Quelle sera selon toi la prochaine révolution (technique, sociétale ou autre) qui impactera la musique ?

Je ne sais pas quelle sera la prochaine révolution musicale mais je pense que tout ce qui permettra aux indépendants de ne plus, justement, être dépendants des majors, permettra de rétablir l’équilibre et aura un impact fort sur l’industrie.

D’un point de vue technique, la blockchain et les NFT peuvent apporter un nouveau mode de consommation et de rémunération de la musique, mais non seulement il y a beaucoup d’incertitudes juridiques les concernant, mais encore on ne sait pour l’instant s’ils vont se généraliser et devenir une tendance mainstream ou rester un phénomène de niche.

Ta plus belle/drôle/triste/enrichissante (au choix) expérience avec un artiste ?

Je m’occupais des intérêts d’un artiste et de son producteur et nous avions signé un contrat de licence avec la plus grosse major du disque française. Celle-ci n’a pas su développer l’artiste et, après un album vendu à 10.000 exemplaires, leur a rendu leur contrat sans ménagement. Mes clients, dépités, n’ont eu d’autre choix que de continuer seuls l’exploitation de leurs enregistrements via la plateforme de distribution Zimbalam (équivalent aujourd’hui de Tunecore ou Distrokid), donc uniquement en digital puisqu’ils n’avaient plus de distributeur physique et sans aucun soutien promotionnel et marketing.

Et là, quelques mois après, ils sortent un tube qui explose les scores !

Sur ce, la même maison de disques revient pour leur demander de les re-signer… Autant dire que c’était jouissif, quasiment ma meilleure négo à ce jour…

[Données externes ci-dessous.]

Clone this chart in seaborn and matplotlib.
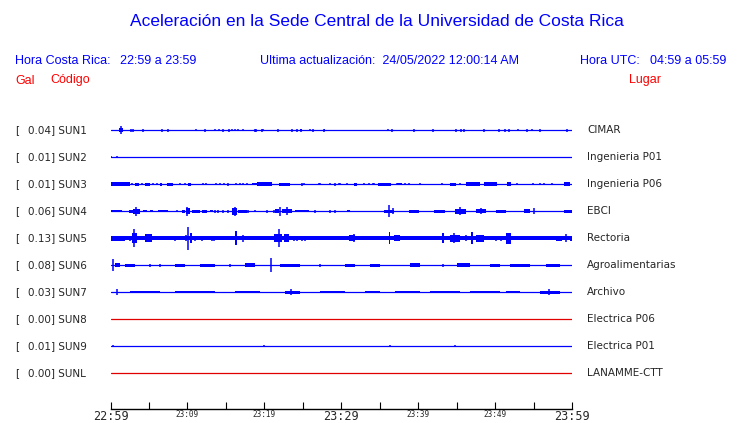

Tu te vois où dans 20 ans ? 

Je ne me projette jamais, donc nulle part.

Et le monde de la création et le monde du droit qui va avec dans 20 ans ?

Un monde 100% digital dans lequel les acteurs du droit auront contribué à rééquilibrer le rapport de force entre les différents acteurs de l’industrie.

Et le monde tout court dans 20 ans ?

Ravagé par les problèmes climatiques mais du coup avec des gens plus conscients de l’urgence à préserver la planète.